You can see that one of the key functions of a shopping centre operator is to ensure that it offers enough reason for each store operator to make just enough money to stay operating in the shopping centre after paying a forever increasing rent that wipes out the best part of their profit.
In a strictly financial sense, the shopping centre operator’s job is to empty the pockets of each store owner by leaving them just enough to survive and keep paying their rent. The day the store owner can’t pay the rent, the shopping centre operator will either replace them with someone who can or stop increasing the rent and wait for the next earliest opportunity to do it again.
Let’s apply the shopping centre concept to residential properties. Can you imagine the following for a moment?
Your Surplus is the Bank’s Focus
If we apply the same logic of a shopping centre, the banks (i.e. the shopping centre operator) are forever looking to empty your pockets. Anytime they find that you still have money left and are not using it to pay for a bigger mortgage, they will find a way to ensure that you do.
If you think I am being harsh on the banks, maybe you should ask your parents and grandparents when was the last time they felt a house was cheap to buy in comparison to their income?
The answer is likely to be: never.
For example, if the banks discover that in a particular suburb, the average family only uses 30% of a single income to pay for their home mortgage, where an average family can survive by using 50% of their combined income to pay for a home mortgage, then clearly families in this suburb can still pay for more mortgages.
To increase the mortgage repayments for all the homeowners in this suburb, the banks can’t just increase the interest rates for this suburb and not for others; hence the most obvious solution is to push the property prices up in this suburb so that they can increase the size of the mortgage.
How do banks push up the price of a particular suburb? By lending people in the suburb more money with easier qualifying criteria. This includes easy lending to local government, property developers, property investors and homeowners. For example, instead of lending homeowners only 60%-80%, the banks can lend 95%-100% to this suburb.
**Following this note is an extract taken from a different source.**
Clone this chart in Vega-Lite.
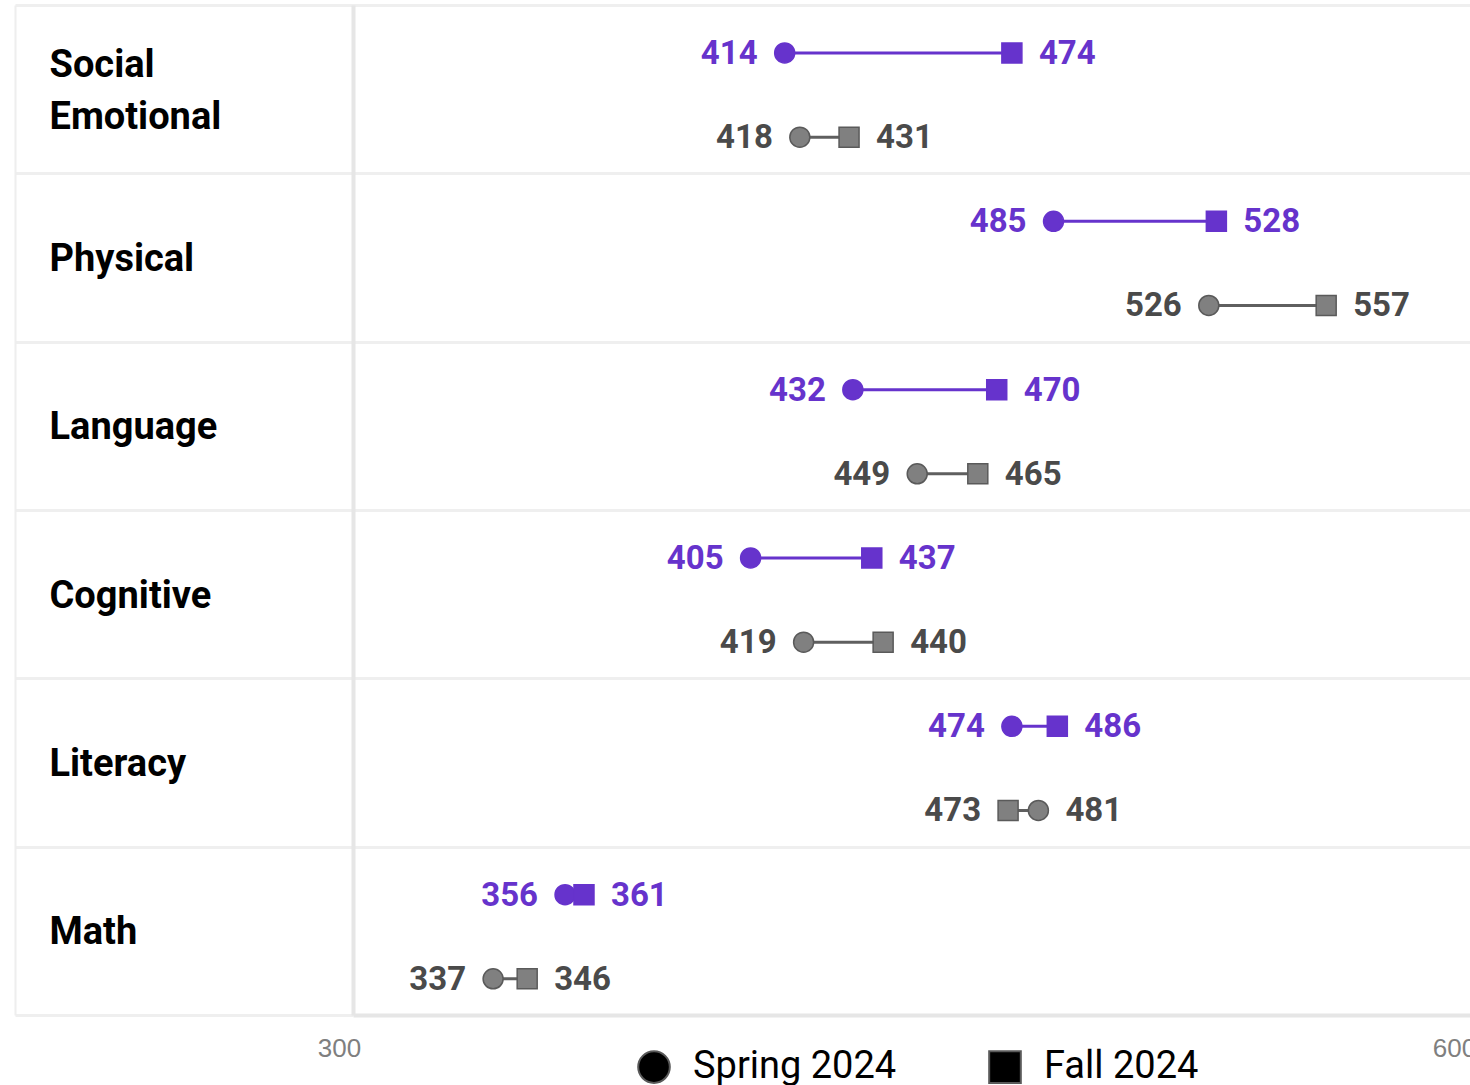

Banks are similar to shopping centre operators, between equity and income, they tend to follow income, i.e. the banks will follow whoever still has surplus income after their current mortgage repayments and living expenses, and lend them more money. This, in turn, can push up property prices.
Current Examples
Let’s look at a few real-life examples of this in an application:
A ‘Strange’ New Trend
This is why we are seeing a strange new trend in just about every major city in Australia at the moment:
Over 50% of new properties sold in the last 12 months in major cities have been sold to migrants. One can only expect migrants to “beget more migrants” in the same ethnic community. These suburbs may have a very good chance of outperforming the average over many years to come.
The Value Formula
So here is the value formula that I apply whatever the market conditions:
If 1/3 of an average single income in the suburb can cover the average home mortgage repayment, then this suburb presents itself with good value, provided the income can be used to obtain a 30-year mortgage.
For example, 1/3 of a single annual income of $75k is $25k, which can cover a home mortgage of $360k. So in a suburb with an average home price of $350k-$450k, with an average single income of $75k, this suburb represents good value to buy, regardless of whether the market is going up or going down at the moment.
There are a few key points to remember when applying the value formula:
The Limitation of the Value Formula
The Limitation of the Value Formula
Summary
Most property investors have their own rules when it comes to predicting future property performance, but if your rules are based on the wrong underlying reasons, then your prediction can be misleading unless most people also act according to the same wrong underlying reasons, making them all wrong at the same time. Hence it may appear to be right or at least workable. For example, for thousands of years, we all had no problems living under the wrong assumption that the earth was flat.
So I am not here to convince you to take on my value formula and abandon the predominant view of the market participants, because regardless of how convincing or logical an argument is if the majority of the market participants do not agree with it, the argument will be less effective. Hence it is my intention that you only use this value formula as another benchmark to double check your own conclusions of the property market.
Personally, I am not going to hide the fact that the majority of the residential properties in Australia do not currently represent good value based on my value formula. So at this time, we need to be even more selective.
However, I don’t expect property prices to crash either, at least not the properties that represent good value based on the above value formula. But many property investors can get stuck with a non-performing investment portfolio for a long time if most of your properties are overpriced in comparison to their value. So now is a good time to review your entire property portfolio and define a more suitable investment strategy moving forward.
Finally, just in case some people may think that there is a secret banker sitting in the dark corner trying to empty your pockets all the time, it is just normal business behaviour for the banks to constantly look for ways to maximize their profit by lending more money to people who can still pay higher interest repayments. You and I would do the same thing if we were given the job to run a bank. I am just glad that the law of maximising the banks’ profit will never change, hence we can always benefit from this law during good and bad times.